I implement data monitoring and alerting systems to detect pipeline failures, set up retry mechanisms, and log error details for troubleshooting. Data validation checks and checkpoints help maintain data integrity during failures.
24. Can you discuss your experience with stream processing frameworks like Apache Kafka or Apache Flink?
I have worked with Apache Kafka for real-time data streaming and processing, setting up data pipelines, managing message queues, and integrating with downstream systems for stream processing applications.
25. How do you assess the performance and efficiency of data processing workflows in your projects?
I track system metrics like CPU usage, memory consumption, query execution times, and data throughput to evaluate performance. I conduct profiling, optimization, and benchmarking tests to identify bottlenecks and improve efficiency.
26. What strategies do you use to optimize data storage and retrieval for large-scale datasets?
I employ data partitioning, indexing, compression techniques, and columnar storage formats to optimize storage and retrieval efficiency. I also utilize data caching and materialized views for faster access to frequently accessed data.
27. How do you approach data migration and data transformation tasks when transitioning to a new data infrastructure?
I plan migration strategies, assess data dependencies, perform data mapping, execute ETL processes, and verify data integrity during migration. I conduct testing and validation to ensure a seamless transition to the new infrastructure.
28. Can you explain the role of data lineage and metadata management in ensuring data quality and governance?
Data lineage tracks the origins and transformations of data, while metadata management catalogs data attributes and usage details.
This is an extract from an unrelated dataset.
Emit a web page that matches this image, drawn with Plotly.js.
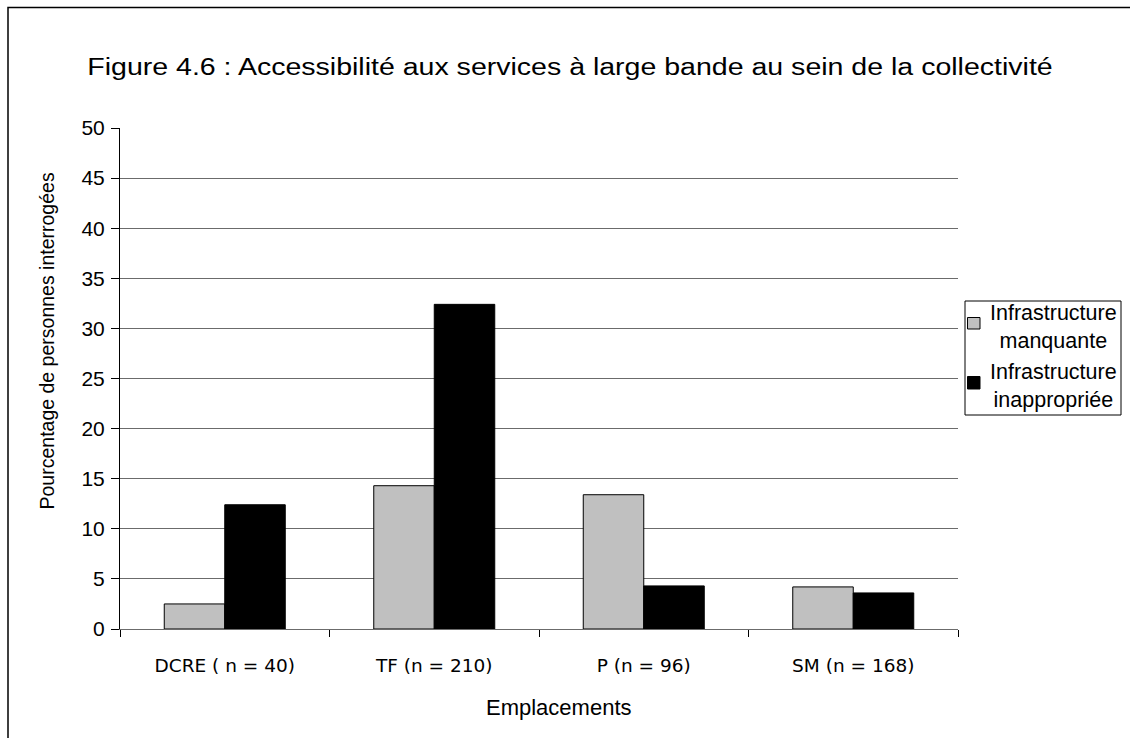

Together, they provide insights into data quality, compliance, and lineage for governance and decision-making.
29. How do you handle data indexing to improve query performance in relational databases?
I create indexes on columns frequently used in queries, analyze query execution plans, and optimize indexing strategies based on query patterns. Proper indexing reduces the query execution time and improves database performance.
30. How do you approach data security in distributed systems, especially when dealing with sensitive information?
I implement end-to-end encryption, secure network communication, access controls, and auditing mechanisms to safeguard sensitive data in distributed systems. I also conduct regular security assessments and adhere to compliance standards.